You don’t need a Ph.D in Middle East Studies to be effective, but you do need to know how to respond in a way that has a chance of being heard. Here are some suggestions, based on the extensive experience of JCRC speakers and recommendations of the Israel Action Network:
- Always acknowledge shared concern for both Israelis and Palestinians.
- Acknowledge that both sides have suffered.
- Share your own frustration that peace has been so difficult to achieve.
- Personalize: why does Israel matter to you? The heartfelt and sincere answer to this question has power.
- Speak of “Israelis” more than “Israel” to help people identify with the human beings who live there. Try to show how Israelis feel — aching for peace, vulnerable, forced to defend themselves, doing their best in a tough situation.
- Broaden the conversation: Israel is not only a story of conflict. Israelis — Jews, Christians and Muslims — have built a fair and decent society, rooted in the democratic values, tolerance and foundation of human rights that we as Americans cherish. The entrepreneurial spirit of the people has built a creative, vibrant country, deserving of the nickname “Start-Up Nation.”
- Ask “Is it fair that…?” Americans have a deeply ingrained sense of fairness. Yet movements such as BDS (Boycott, Divest, Sanction) seek to isolate Israel lay all the blame and punishment on one side.
A lengthy conversation will enable you to touch on most of these points. A short encounter, like the one the woman had in the store, will allow you to touch on only a couple points. But because she sympathized with both Israelis and Palestinians and then asked the question, “What would we do?” (a close cousin to “Is it fair?”), she gave the man something to ponder. And no matter what that man ended up thinking, he cannot “unhear” the reasonable, personal and honest challenge that was posed to him.
While it is a very good thing to be able to respond to a stranger’s comment, as this woman did, the most effective conversations about Israel take place between people who are connected to each other in some way: friend, neighbor, colleague, relative. Experience has borne out the understanding that those with an open mind about Israel are most influenced by people who that person already knows and trusts. Simply put, if Israel matters a great deal to you, it will matter at least a little bit to people who care about you.
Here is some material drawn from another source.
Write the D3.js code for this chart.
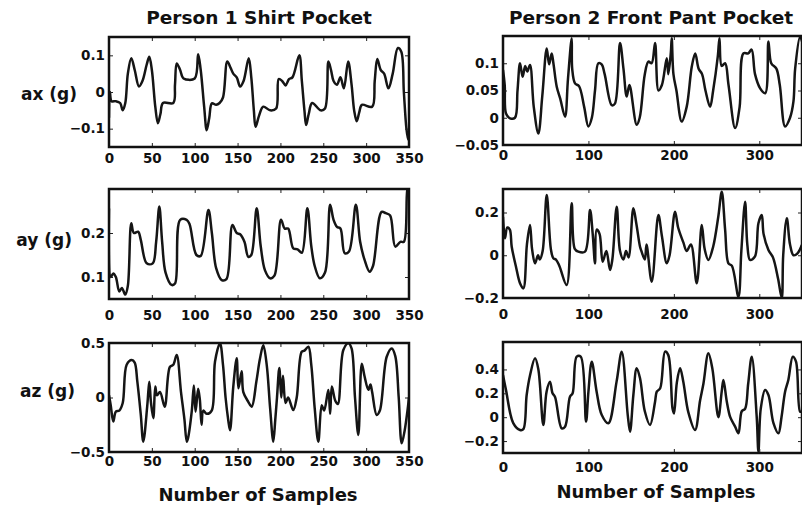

When Israel is front page news and your neighbor or carpool buddy asks you about it, it’s because they want to know what their friend thinks, and in that moment you have much more influence than any talking head on TV.
Mark Twain said it best when he remarked, “A lie gets halfway around the world before the truth puts its pants on.” The staggering amount of dishonesty, bias, and plain ignorance regarding Israel offer endless opportunities for conversation. No, not a conversation with the unpersuadable 8%, but with the 60% or more who can be reached.
You don’t need to have all the answers. If you can balance passion and compassion, the factual and the personal, and do it all with calmness, intelligence and respect, your message will not be easily dismissed.